─── Information supplied ───

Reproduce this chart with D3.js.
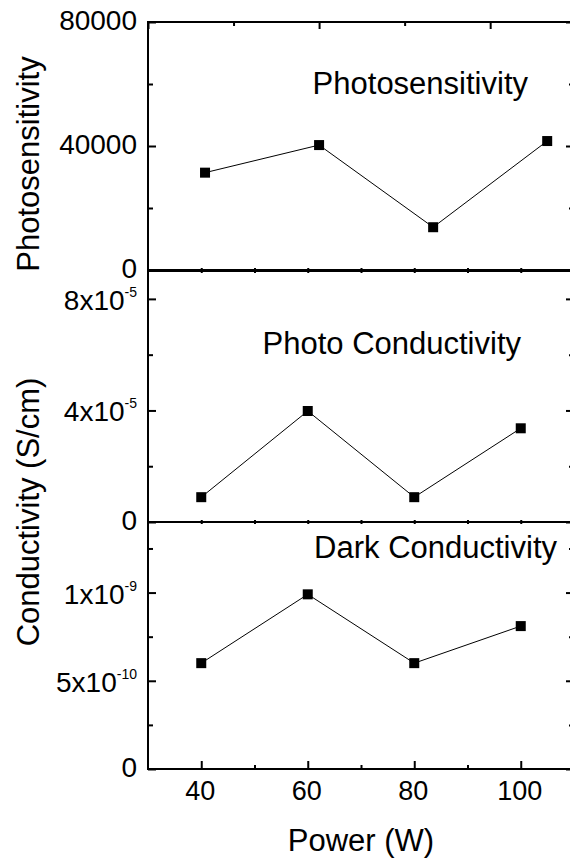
<!DOCTYPE html>
<html>
<head>
<meta charset="utf-8">
<script src="https://cdn.jsdelivr.net/npm/d3@7"></script>
<style>
  html, body { margin: 0; padding: 0; background: #fff; }
  svg { display: block; }
  text { font-family: "Liberation Sans", Arial, sans-serif; fill: #000; }
</style>
</head>
<body>
<svg id="chart" width="570" height="862"></svg>
<script>
// Sputtering power (W) for each sample
const power = [40, 60, 80, 100];

// Photosensitivity (photo / dark conductivity ratio)
const photosensitivity = [31400, 40300, 13800, 41600];
// Photo conductivity (S/cm)
const photoConductivity = [8.9e-6, 3.98e-5, 8.9e-6, 3.36e-5];
// Dark conductivity (S/cm)
const darkConductivity = [6.0e-10, 9.9e-10, 6.0e-10, 8.1e-10];

// Tick labels: [value, mantissa, exponent]
const ticksPhotosens = [[0, "0", null], [40000, "40000", null], [80000, "80000", null]];
const ticksPhotoCond = [[0, "0", null], [4e-5, "4x10", "-5"], [8e-5, "8x10", "-5"]];
const ticksDarkCond  = [[0, "0", null], [5e-10, "5x10", "-10"], [1e-9, "1x10", "-9"]];
const minorPhotosens = [20000, 60000];
const minorPhotoCond = [2e-5, 6e-5];
const minorDarkCond  = [2.5e-10, 7.5e-10, 1.25e-9];

const xMajor = [40, 60, 80, 100];
const xMinor = [50, 70, 90];
const xTopMajor = [30, 60, 90];
const xTopMinor = [45, 75];

const svg = d3.select("#chart");
const left = 148, right = 574;

const x = d3.scaleLinear().domain([30, 110]).range([left, right]);
// the upper panel was plotted on its own horizontal scale
const xTop = d3.scaleLinear().domain([30, 104.7]).range([left, right]);

const panels = [
  { vals: photosensitivity, domain: [0, 80000], range: [270, 22], ticks: ticksPhotosens,
    minor: minorPhotosens, label: "Photosensitivity", labelX: 528, labelY: 94, xs: xTop, top: "own" },
  { vals: photoConductivity, domain: [0, 9e-5], range: [522, 271], ticks: ticksPhotoCond,
    minor: minorPhotoCond, label: "Photo Conductivity", labelX: 521, labelY: 354, xs: x, top: "shared" },
  { vals: darkConductivity, domain: [0, 1.4e-9], range: [769, 522], ticks: ticksDarkCond,
    minor: minorDarkCond, label: "Dark Conductivity", labelX: 557, labelY: 558, xs: x, top: "shared", bottom: true }
];

const yTickFont = 28, xTickFont = 27, supFont = 14, titleFont = 31;

panels.forEach(p => {
  const y = d3.scaleLinear().domain(p.domain).range(p.range);
  const g = svg.append("g");
  const y0 = p.range[0], y1 = p.range[1];

  // left axis: major + minor ticks pointing inward
  g.append("g").attr("transform", `translate(${left},0)`)
    .call(d3.axisLeft(y).tickValues(p.ticks.map(t => t[0])).tickSizeInner(-8).tickSizeOuter(0).tickFormat(""));
  g.append("g").attr("transform", `translate(${left},0)`)
    .call(d3.axisLeft(y).tickValues(p.minor).tickSizeInner(-5).tickSizeOuter(0).tickFormat(""));
  // right axis
  g.append("g").attr("transform", `translate(${right},0)`)
    .call(d3.axisRight(y).tickValues(p.ticks.map(t => t[0])).tickSizeInner(-8).tickSizeOuter(0).tickFormat(""));
  g.append("g").attr("transform", `translate(${right},0)`)
    .call(d3.axisRight(y).tickValues(p.minor).tickSizeInner(-5).tickSizeOuter(0).tickFormat(""));

  // top axis
  if (p.top === "own") {
    g.append("g").attr("transform", `translate(0,${y1})`)
      .call(d3.axisTop(p.xs).tickValues(xTopMajor).tickSizeInner(-7).tickSizeOuter(0).tickFormat(""));
    g.append("g").attr("transform", `translate(0,${y1})`)
      .call(d3.axisTop(p.xs).tickValues(xTopMinor).tickSizeInner(-4).tickSizeOuter(0).tickFormat(""));
  } else {
    g.append("g").attr("transform", `translate(0,${y1})`)
      .call(d3.axisTop(x).tickValues(xMajor.concat(xMinor)).tickSizeInner(-2).tickSizeOuter(0).tickFormat(""));
  }
  // bottom axis
  if (p.bottom) {
    g.append("g").attr("transform", `translate(0,${y0})`)
      .call(d3.axisBottom(x).tickValues(xMajor).tickSizeInner(-8).tickSizeOuter(0).tickFormat(""));
    g.append("g").attr("transform", `translate(0,${y0})`)
      .call(d3.axisBottom(x).tickValues(xMinor).tickSizeInner(-4).tickSizeOuter(0).tickFormat(""));
  } else {
    g.append("g").attr("transform", `translate(0,${y0})`)
      .call(d3.axisBottom(x).tickValues(xMajor.concat(xMinor)).tickSizeInner(-2).tickSizeOuter(0).tickFormat(""));
  }

  g.selectAll(".domain").remove();
  g.selectAll(".tick line").attr("stroke", "#000").attr("stroke-width", 2);

  // frame
  g.append("rect").attr("x", left).attr("y", y1).attr("width", right - left).attr("height", y0 - y1)
    .attr("fill", "none").attr("stroke", "#000").attr("stroke-width", 2);

  // y tick labels with superscript exponents
  p.ticks.forEach(([v, m, e]) => {
    const t = g.append("text")
      .attr("x", left - 11).attr("y", y(v) + (e ? 11 : 8))
      .attr("text-anchor", "end").attr("font-size", yTickFont);
    t.append("tspan").text(m);
    if (e) t.append("tspan").attr("font-size", supFont).attr("dy", -13).text(e);
  });

  // series
  const line = d3.line().x((d, i) => p.xs(power[i])).y(d => y(d));
  g.append("path").datum(p.vals).attr("d", line)
    .attr("fill", "none").attr("stroke", "#000").attr("stroke-width", 1);
  g.selectAll("rect.pt").data(p.vals).enter().append("rect").attr("class", "pt")
    .attr("x", (d, i) => p.xs(power[i]) - 5).attr("y", d => y(d) - 5)
    .attr("width", 10).attr("height", 10).attr("fill", "#000");

  // panel label
  g.append("text").attr("x", p.labelX).attr("y", p.labelY)
    .attr("text-anchor", "end").attr("font-size", titleFont).text(p.label);
});

// x tick labels
svg.append("g").selectAll("text").data(xMajor).enter().append("text")
  .attr("x", d => x(d) - 1).attr("y", 800)
  .attr("text-anchor", "middle").attr("font-size", xTickFont).text(d => d);

// axis titles
svg.append("text").attr("x", 361).attr("y", 851).attr("text-anchor", "middle")
  .attr("font-size", titleFont).text("Power (W)");
svg.append("text").attr("transform", "translate(39,164) rotate(-90)").attr("text-anchor", "middle")
  .attr("font-size", titleFont).text("Photosensitivity");
svg.append("text").attr("transform", "translate(39,512) rotate(-90)").attr("text-anchor", "middle")
  .attr("font-size", titleFont).text("Conductivity (S/cm)");
</script>
</body>
</html>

───

■ Set task: Copy every line above word for word and exclude the pictures.

■ Written answer:
Reproduce this chart with D3.js.
<!DOCTYPE html>
<html>
<head>
<meta charset="utf-8">
<script src="https://cdn.jsdelivr.net/npm/d3@7"></script>
<style>
  html, body { margin: 0; padding: 0; background: #fff; }
  svg { display: block; }
  text { font-family: "Liberation Sans", Arial, sans-serif; fill: #000; }
</style>
</head>
<body>
<svg id="chart" width="570" height="862"></svg>
<script>
// Sputtering power (W) for each sample
const power = [40, 60, 80, 100];

// Photosensitivity (photo / dark conductivity ratio)
const photosensitivity = [31400, 40300, 13800, 41600];
// Photo conductivity (S/cm)
const photoConductivity = [8.9e-6, 3.98e-5, 8.9e-6, 3.36e-5];
// Dark conductivity (S/cm)
const darkConductivity = [6.0e-10, 9.9e-10, 6.0e-10, 8.1e-10];

// Tick labels: [value, mantissa, exponent]
const ticksPhotosens = [[0, "0", null], [40000, "40000", null], [80000, "80000", null]];
const ticksPhotoCond = [[0, "0", null], [4e-5, "4x10", "-5"], [8e-5, "8x10", "-5"]];
const ticksDarkCond  = [[0, "0", null], [5e-10, "5x10", "-10"], [1e-9, "1x10", "-9"]];
const minorPhotosens = [20000, 60000];
const minorPhotoCond = [2e-5, 6e-5];
const minorDarkCond  = [2.5e-10, 7.5e-10, 1.25e-9];

const xMajor = [40, 60, 80, 100];
const xMinor = [50, 70, 90];
const xTopMajor = [30, 60, 90];
const xTopMinor = [45, 75];

const svg = d3.select("#chart");
const left = 148, right = 574;

const x = d3.scaleLinear().domain([30, 110]).range([left, right]);
// the upper panel was plotted on its own horizontal scale
const xTop = d3.scaleLinear().domain([30, 104.7]).range([left, right]);

const panels = [
  { vals: photosensitivity, domain: [0, 80000], range: [270, 22], ticks: ticksPhotosens,
    minor: minorPhotosens, label: "Photosensitivity", labelX: 528, labelY: 94, xs: xTop, top: "own" },
  { vals: photoConductivity, domain: [0, 9e-5], range: [522, 271], ticks: ticksPhotoCond,
    minor: minorPhotoCond, label: "Photo Conductivity", labelX: 521, labelY: 354, xs: x, top: "shared" },
  { vals: darkConductivity, domain: [0, 1.4e-9], range: [769, 522], ticks: ticksDarkCond,
    minor: minorDarkCond, label: "Dark Conductivity", labelX: 557, labelY: 558, xs: x, top: "shared", bottom: true }
];

const yTickFont = 28, xTickFont = 27, supFont = 14, titleFont = 31;

panels.forEach(p => {
  const y = d3.scaleLinear().domain(p.domain).range(p.range);
  const g = svg.append("g");
  const y0 = p.range[0], y1 = p.range[1];

  // left axis: major + minor ticks pointing inward
  g.append("g").attr("transform", `translate(${left},0)`)
    .call(d3.axisLeft(y).tickValues(p.ticks.map(t => t[0])).tickSizeInner(-8).tickSizeOuter(0).tickFormat(""));
  g.append("g").attr("transform", `translate(${left},0)`)
    .call(d3.axisLeft(y).tickValues(p.minor).tickSizeInner(-5).tickSizeOuter(0).tickFormat(""));
  // right axis
  g.append("g").attr("transform", `translate(${right},0)`)
    .call(d3.axisRight(y).tickValues(p.ticks.map(t => t[0])).tickSizeInner(-8).tickSizeOuter(0).tickFormat(""));
  g.append("g").attr("transform", `translate(${right},0)`)
    .call(d3.axisRight(y).tickValues(p.minor).tickSizeInner(-5).tickSizeOuter(0).tickFormat(""));

  // top axis
  if (p.top === "own") {
    g.append("g").attr("transform", `translate(0,${y1})`)
      .call(d3.axisTop(p.xs).tickValues(xTopMajor).tickSizeInner(-7).tickSizeOuter(0).tickFormat(""));
    g.append("g").attr("transform", `translate(0,${y1})`)
      .call(d3.axisTop(p.xs).tickValues(xTopMinor).tickSizeInner(-4).tickSizeOuter(0).tickFormat(""));
  } else {
    g.append("g").attr("transform", `translate(0,${y1})`)
      .call(d3.axisTop(x).tickValues(xMajor.concat(xMinor)).tickSizeInner(-2).tickSizeOuter(0).tickFormat(""));
  }
  // bottom axis
  if (p.bottom) {
    g.append("g").attr("transform", `translate(0,${y0})`)
      .call(d3.axisBottom(x).tickValues(xMajor).tickSizeInner(-8).tickSizeOuter(0).tickFormat(""));
    g.append("g").attr("transform", `translate(0,${y0})`)
      .call(d3.axisBottom(x).tickValues(xMinor).tickSizeInner(-4).tickSizeOuter(0).tickFormat(""));
  } else {
    g.append("g").attr("transform", `translate(0,${y0})`)
      .call(d3.axisBottom(x).tickValues(xMajor.concat(xMinor)).tickSizeInner(-2).tickSizeOuter(0).tickFormat(""));
  }

  g.selectAll(".domain").remove();
  g.selectAll(".tick line").attr("stroke", "#000").attr("stroke-width", 2);

  // frame
  g.append("rect").attr("x", left).attr("y", y1).attr("width", right - left).attr("height", y0 - y1)
    .attr("fill", "none").attr("stroke", "#000").attr("stroke-width", 2);

  // y tick labels with superscript exponents
  p.ticks.forEach(([v, m, e]) => {
    const t = g.append("text")
      .attr("x", left - 11).attr("y", y(v) + (e ? 11 : 8))
      .attr("text-anchor", "end").attr("font-size", yTickFont);
    t.append("tspan").text(m);
    if (e) t.append("tspan").attr("font-size", supFont).attr("dy", -13).text(e);
  });

  // series
  const line = d3.line().x((d, i) => p.xs(power[i])).y(d => y(d));
  g.append("path").datum(p.vals).attr("d", line)
    .attr("fill", "none").attr("stroke", "#000").attr("stroke-width", 1);
  g.selectAll("rect.pt").data(p.vals).enter().append("rect").attr("class", "pt")
    .attr("x", (d, i) => p.xs(power[i]) - 5).attr("y", d => y(d) - 5)
    .attr("width", 10).attr("height", 10).attr("fill", "#000");

  // panel label
  g.append("text").attr("x", p.labelX).attr("y", p.labelY)
    .attr("text-anchor", "end").attr("font-size", titleFont).text(p.label);
});

// x tick labels
svg.append("g").selectAll("text").data(xMajor).enter().append("text")
  .attr("x", d => x(d) - 1).attr("y", 800)
  .attr("text-anchor", "middle").attr("font-size", xTickFont).text(d => d);

// axis titles
svg.append("text").attr("x", 361).attr("y", 851).attr("text-anchor", "middle")
  .attr("font-size", titleFont).text("Power (W)");
svg.append("text").attr("transform", "translate(39,164) rotate(-90)").attr("text-anchor", "middle")
  .attr("font-size", titleFont).text("Photosensitivity");
svg.append("text").attr("transform", "translate(39,512) rotate(-90)").attr("text-anchor", "middle")
  .attr("font-size", titleFont).text("Conductivity (S/cm)");
</script>
</body>
</html>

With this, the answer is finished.